■ REQUIREMENTS
Select each line where the word "code" appears.

■ DATA PROVIDED
□ □ □ □ □

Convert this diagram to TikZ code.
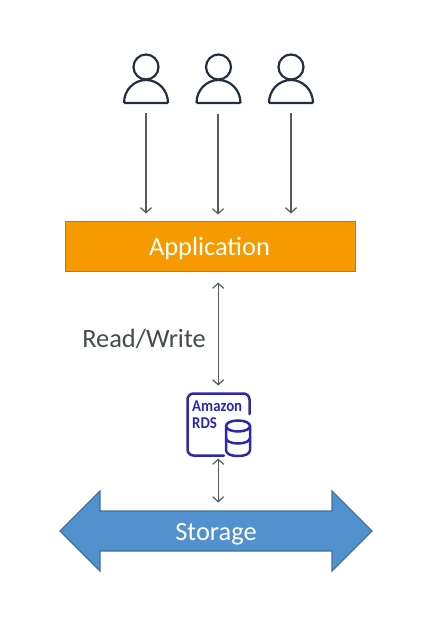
\documentclass[tikz,border=0pt]{standalone}
\usepackage{fontspec}
\setmainfont{Carlito}
\newfontfamily\rdsfont[FakeStretch=0.9]{Carlito}
\usetikzlibrary{arrows.meta}
\definecolor{usercol}{HTML}{232F3E}
\definecolor{arrowcol}{HTML}{545B64}
\definecolor{appfill}{HTML}{F79900}
\definecolor{appline}{HTML}{C5790B}
\definecolor{rdscol}{HTML}{2E27AD}
\definecolor{storefill}{HTML}{5290CE}
\definecolor{storeline}{HTML}{41719C}
\definecolor{labelcol}{HTML}{444B4B}
\tikzset{
  barb/.tip={Straight Barb[length=5pt,width=11pt,line width=1.2pt]},
  conn/.style={draw=arrowcol,line width=1.2pt,-barb},
  connboth/.style={draw=arrowcol,line width=1.2pt,barb-barb},
  userline/.style={draw=usercol,line width=2.2pt,line join=round},
  rdsline/.style={draw=rdscol,line width=2.5pt,line join=round},
  pics/person/.style={code={
    \draw[userline] (0,-36) circle[radius=12.5];
    \draw[userline] (-22,0) -- (22,0) (-22,0) .. controls (-22,-13) and (-12,-23) .. (0,-23) .. controls (12,-23) and (22,-13) .. (22,0);
  }}
}
\begin{document}
\begin{tikzpicture}[x=1pt,y=-1pt]
\useasboundingbox (0,0) rectangle (423,627);
% users
\pic at (146,103) {person};
\pic at (218.5,103) {person};
\pic at (291,103) {person};
\coordinate (u1) at (146,113);
\coordinate (u2) at (218,114);
\coordinate (u3) at (291,113);
\coordinate (a1) at (146,213.5);
\coordinate (a2) at (218,214.5);
\coordinate (a3) at (291,213.5);
% application
\node[draw=appline,fill=appfill,line width=1.4pt,minimum width=290pt,minimum height=50pt,inner sep=0pt,anchor=north west] (app) at (65,221) {};
\node[text=white,font=\fontsize{26.4}{30}\selectfont,inner sep=0pt] (applabel) at (209.5,248) {Application};
\coordinate (rw1) at (218.2,282.5);
\coordinate (rw2) at (218.2,385.5);
\coordinate (st1) at (218.2,458.5);
\coordinate (st2) at (218.2,502.5);
\draw[conn] (u1) -- (a1);
\draw[conn] (u2) -- (a2);
\draw[conn] (u3) -- (a3);
\draw[connboth] (rw1) -- (rw2);
\draw[connboth] (st1) -- (st2);
\node[text=labelcol,font=\fontsize{26.4}{30}\selectfont,inner sep=0pt] (rwlabel) at (144,339) {Read/Write};
% RDS icon
\draw[rdsline,line cap=round,rounded corners=6pt] (224,455.5) -- (187.5,455.5) -- (187.5,393.5) -- (249.5,393.5) -- (249.5,414);
\node[text=rdscol,font=\rdsfont\bfseries\fontsize{16.5}{16.5}\selectfont,inner sep=0pt,anchor=base west] (amazon) at (192,411.5) {Amazon};
\node[text=rdscol,font=\rdsfont\bfseries\fontsize{16.5}{16.5}\selectfont,inner sep=0pt,anchor=base west] (rds) at (192,428) {RDS};
\draw[rdsline] (226,426) -- (226,450) .. controls (226,454) and (231,456) .. (238,456) .. controls (245,456) and (250,454) .. (250,450) -- (250,426);
\draw[rdsline] (238,420.5) .. controls (245,420.5) and (250,423) .. (250,426) .. controls (250,429) and (245,431.5) .. (238,431.5) .. controls (231,431.5) and (226,429) .. (226,426) .. controls (226,423) and (231,420.5) .. (238,420.5);
\draw[rdsline] (226,438) .. controls (226,441) and (231,443.5) .. (238,443.5) .. controls (245,443.5) and (250,441) .. (250,438);
% storage
\draw[draw=storeline,fill=storefill,line width=1.2pt,line join=miter] (60,531) -- (100,491) -- (100,511) -- (332,511) -- (332,491) -- (372,531) -- (332,571) -- (332,551) -- (100,551) -- (100,571) -- cycle;
\node[text=white,font=\fontsize{26.4}{30}\selectfont,inner sep=0pt] (storage) at (216,534.5) {Storage};
\end{tikzpicture}
\end{document}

□ □ □ □ □

■ OUTPUT BELOW
Convert this diagram to TikZ code.
  pics/person/.style={code={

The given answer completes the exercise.